**SHORT EXERCISE**
Repeat the data word for word. Do not include the pictures.

--- start SOURCE MATERIAL ---

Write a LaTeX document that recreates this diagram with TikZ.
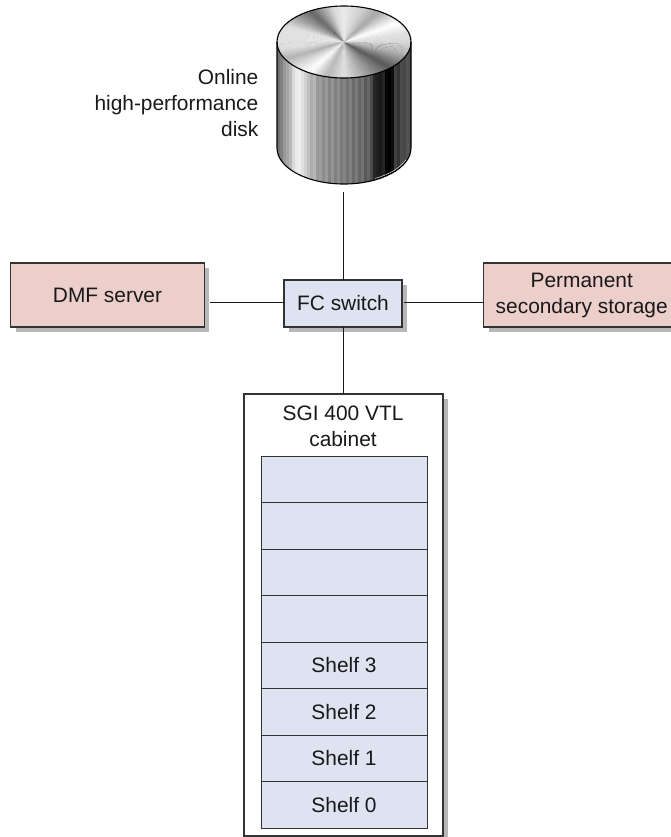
\documentclass[tikz,border=0pt]{standalone}
\usepackage{fontspec}
\setmainfont{Liberation Sans}
\usetikzlibrary{shadows,backgrounds}
\definecolor{pinkbox}{HTML}{ECCFCB}
\definecolor{bluebox}{HTML}{DEE3F1}
\definecolor{edge}{HTML}{333333}
\definecolor{shade}{HTML}{B8B8B8}
\tikzset{
  lbl/.style={font=\fontsize{20.9}{26}\selectfont,text=black!90,align=center,inner sep=0pt},
  box/.style={lbl,draw=edge,line width=1.1pt,minimum width=#1,inner sep=0pt,outer sep=0pt,
     copy shadow={shadow xshift=5pt,shadow yshift=-5pt,fill=shade,draw=none,opacity=1}},
  shelfbox/.style={lbl,draw=edge,line width=1pt,fill=bluebox,minimum width=166pt,minimum height=46.5pt,inner sep=0pt,outer sep=0pt},
  wire/.style={line width=1pt,draw=black!90},
}
\begin{document}
\begin{tikzpicture}[x=1pt,y=-1pt]
\useasboundingbox (0,0) rectangle (670,837);
% --- disk ---
\begin{scope}
  \clip (277,42) -- (277,148) arc[start angle=180,end angle=0,x radius=67,y radius=36] -- (411,42) -- cycle;
  \foreach \g [count=\i from 0] in {.45,.5,.6,.65,.72,.85,.92,.93,.88,.82,.75,.68,.72,.6,.62,.55,.6,.52,.58,.5,.55,.48,.52,.45,.5,.42,.48,.4,.45,.35,.4,.3,.15,.12,.1,.15,.02,0,.05,.25,.2,.3,.28,.33,.3}{
    \pgfmathsetmacro{\pct}{100*(1-\g)}
    \pgfmathsetmacro{\xa}{277+3*\i}
    \fill[black!\pct] (\xa,30) rectangle (\xa+3.2,190);
  }
\end{scope}
\draw[white,line width=.6pt,opacity=.8] (344,148)+({66*cos(62)},{34.5*sin(62)}) arc[start angle=62,end angle=20,x radius=66,y radius=34.5];
\begin{scope}
  \clip (344,42) ellipse[x radius=67,y radius=36];
  \foreach \a/\ga/\b/\gb in {0/.85/15/.88,15/.88/33/1,33/1/45/.85,45/.85/58/.65,58/.65/72/.8,72/.8/90/.92,90/.92/100/.85,100/.85/120/.4,120/.4/135/.6,135/.6/154/.88,154/.88/190/.88,190/.88/208/.7,208/.7/222/.85,222/.85/238/1,238/1/255/.72,255/.72/270/.88,270/.88/285/.7,285/.7/315/.35,315/.35/340/.7,340/.7/360/.85}{
    \pgfmathsetmacro{\steps}{int(max(1,(\b-\a)/3))}
    \foreach \k in {1,...,\steps}{
      \pgfmathsetmacro{\ta}{\a+(\b-\a)*(\k-1)/\steps}
      \pgfmathsetmacro{\tb}{\a+(\b-\a)*\k/\steps+.4}
      \pgfmathsetmacro{\pct}{100*(1-(\ga+(\gb-\ga)*(\k-.5)/\steps))}
      \fill[black!\pct] (344,42) -- ({344+80*cos(\ta)},{42-44*sin(\ta)}) -- ({344+80*cos(\tb)},{42-44*sin(\tb)}) -- cycle;
    }
  }
\end{scope}
\draw[black,line width=1.1pt] (344,42) ellipse[x radius=67,y radius=36];
\draw[black,line width=1.1pt] (277,42) -- (277,148) arc[start angle=180,end angle=0,x radius=67,y radius=36] -- (411,42);
\coordinate (diskbottom) at (343,192);
\node[lbl,anchor=east,align=right] (disklabel) at (258.5,103) {Online\\high-performance\\disk};
% --- boxes ---
\node[box=193.5pt,minimum height=64pt,fill=pinkbox] (dmf) at (107.5,295) {DMF server};
\node[box=118pt,minimum height=47pt,fill=bluebox] (fc) at (343,303.5) {FC switch};
\node[box=196pt,minimum height=64pt,fill=pinkbox] (perm) at (581.7,295) {Permanent\\secondary storage};
\node[box=199pt,minimum height=442pt,fill=white] (cab) at (343.5,615) {};
\node[lbl] (cabtext) at (343,426) {SGI 400 VTL\\cabinet};
\node[shelfbox] (e4) at (344,479.25) {};
\node[shelfbox] (e3) at (344,525.75) {};
\node[shelfbox] (e2) at (344,572.25) {};
\node[shelfbox] (e1) at (344,618.75) {};
\node[shelfbox] (s3) at (344,665.25) {Shelf 3};
\node[shelfbox] (s2) at (344,711.75) {Shelf 2};
\node[shelfbox] (s1) at (344,758.25) {Shelf 1};
\node[shelfbox] (s0) at (344,804.75) {Shelf 0};
% --- connectors ---
\draw[wire] (diskbottom) -- (fc.north);
\draw[wire] (fc.south) -- (fc.south |- cab.north);
\draw[wire,shorten >=5.5pt] (fc.west |- 0,302) -- (dmf.east |- 0,302);
\draw[wire,shorten <=2pt] (fc.east |- 0,302) -- (perm.west |- 0,302);
\end{tikzpicture}
\end{document}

--- end SOURCE MATERIAL ---

**ANSWER FOR THE TASK**
Write a LaTeX document that recreates this diagram with TikZ.
\documentclass[tikz,border=0pt]{standalone}
\usepackage{fontspec}
\setmainfont{Liberation Sans}
\usetikzlibrary{shadows,backgrounds}
\definecolor{pinkbox}{HTML}{ECCFCB}
\definecolor{bluebox}{HTML}{DEE3F1}
\definecolor{edge}{HTML}{333333}
\definecolor{shade}{HTML}{B8B8B8}
\tikzset{
  lbl/.style={font=\fontsize{20.9}{26}\selectfont,text=black!90,align=center,inner sep=0pt},
  box/.style={lbl,draw=edge,line width=1.1pt,minimum width=#1,inner sep=0pt,outer sep=0pt,
     copy shadow={shadow xshift=5pt,shadow yshift=-5pt,fill=shade,draw=none,opacity=1}},
  shelfbox/.style={lbl,draw=edge,line width=1pt,fill=bluebox,minimum width=166pt,minimum height=46.5pt,inner sep=0pt,outer sep=0pt},
  wire/.style={line width=1pt,draw=black!90},
}
\begin{document}
\begin{tikzpicture}[x=1pt,y=-1pt]
\useasboundingbox (0,0) rectangle (670,837);
% --- disk ---
\begin{scope}
  \clip (277,42) -- (277,148) arc[start angle=180,end angle=0,x radius=67,y radius=36] -- (411,42) -- cycle;
  \foreach \g [count=\i from 0] in {.45,.5,.6,.65,.72,.85,.92,.93,.88,.82,.75,.68,.72,.6,.62,.55,.6,.52,.58,.5,.55,.48,.52,.45,.5,.42,.48,.4,.45,.35,.4,.3,.15,.12,.1,.15,.02,0,.05,.25,.2,.3,.28,.33,.3}{
    \pgfmathsetmacro{\pct}{100*(1-\g)}
    \pgfmathsetmacro{\xa}{277+3*\i}
    \fill[black!\pct] (\xa,30) rectangle (\xa+3.2,190);
  }
\end{scope}
\draw[white,line width=.6pt,opacity=.8] (344,148)+({66*cos(62)},{34.5*sin(62)}) arc[start angle=62,end angle=20,x radius=66,y radius=34.5];
\begin{scope}
  \clip (344,42) ellipse[x radius=67,y radius=36];
  \foreach \a/\ga/\b/\gb in {0/.85/15/.88,15/.88/33/1,33/1/45/.85,45/.85/58/.65,58/.65/72/.8,72/.8/90/.92,90/.92/100/.85,100/.85/120/.4,120/.4/135/.6,135/.6/154/.88,154/.88/190/.88,190/.88/208/.7,208/.7/222/.85,222/.85/238/1,238/1/255/.72,255/.72/270/.88,270/.88/285/.7,285/.7/315/.35,315/.35/340/.7,340/.7/360/.85}{
    \pgfmathsetmacro{\steps}{int(max(1,(\b-\a)/3))}
    \foreach \k in {1,...,\steps}{
      \pgfmathsetmacro{\ta}{\a+(\b-\a)*(\k-1)/\steps}
      \pgfmathsetmacro{\tb}{\a+(\b-\a)*\k/\steps+.4}
      \pgfmathsetmacro{\pct}{100*(1-(\ga+(\gb-\ga)*(\k-.5)/\steps))}
      \fill[black!\pct] (344,42) -- ({344+80*cos(\ta)},{42-44*sin(\ta)}) -- ({344+80*cos(\tb)},{42-44*sin(\tb)}) -- cycle;
    }
  }
\end{scope}
\draw[black,line width=1.1pt] (344,42) ellipse[x radius=67,y radius=36];
\draw[black,line width=1.1pt] (277,42) -- (277,148) arc[start angle=180,end angle=0,x radius=67,y radius=36] -- (411,42);
\coordinate (diskbottom) at (343,192);
\node[lbl,anchor=east,align=right] (disklabel) at (258.5,103) {Online\\high-performance\\disk};
% --- boxes ---
\node[box=193.5pt,minimum height=64pt,fill=pinkbox] (dmf) at (107.5,295) {DMF server};
\node[box=118pt,minimum height=47pt,fill=bluebox] (fc) at (343,303.5) {FC switch};
\node[box=196pt,minimum height=64pt,fill=pinkbox] (perm) at (581.7,295) {Permanent\\secondary storage};
\node[box=199pt,minimum height=442pt,fill=white] (cab) at (343.5,615) {};
\node[lbl] (cabtext) at (343,426) {SGI 400 VTL\\cabinet};
\node[shelfbox] (e4) at (344,479.25) {};
\node[shelfbox] (e3) at (344,525.75) {};
\node[shelfbox] (e2) at (344,572.25) {};
\node[shelfbox] (e1) at (344,618.75) {};
\node[shelfbox] (s3) at (344,665.25) {Shelf 3};
\node[shelfbox] (s2) at (344,711.75) {Shelf 2};
\node[shelfbox] (s1) at (344,758.25) {Shelf 1};
\node[shelfbox] (s0) at (344,804.75) {Shelf 0};
% --- connectors ---
\draw[wire] (diskbottom) -- (fc.north);
\draw[wire] (fc.south) -- (fc.south |- cab.north);
\draw[wire,shorten >=5.5pt] (fc.west |- 0,302) -- (dmf.east |- 0,302);
\draw[wire,shorten <=2pt] (fc.east |- 0,302) -- (perm.west |- 0,302);
\end{tikzpicture}
\end{document}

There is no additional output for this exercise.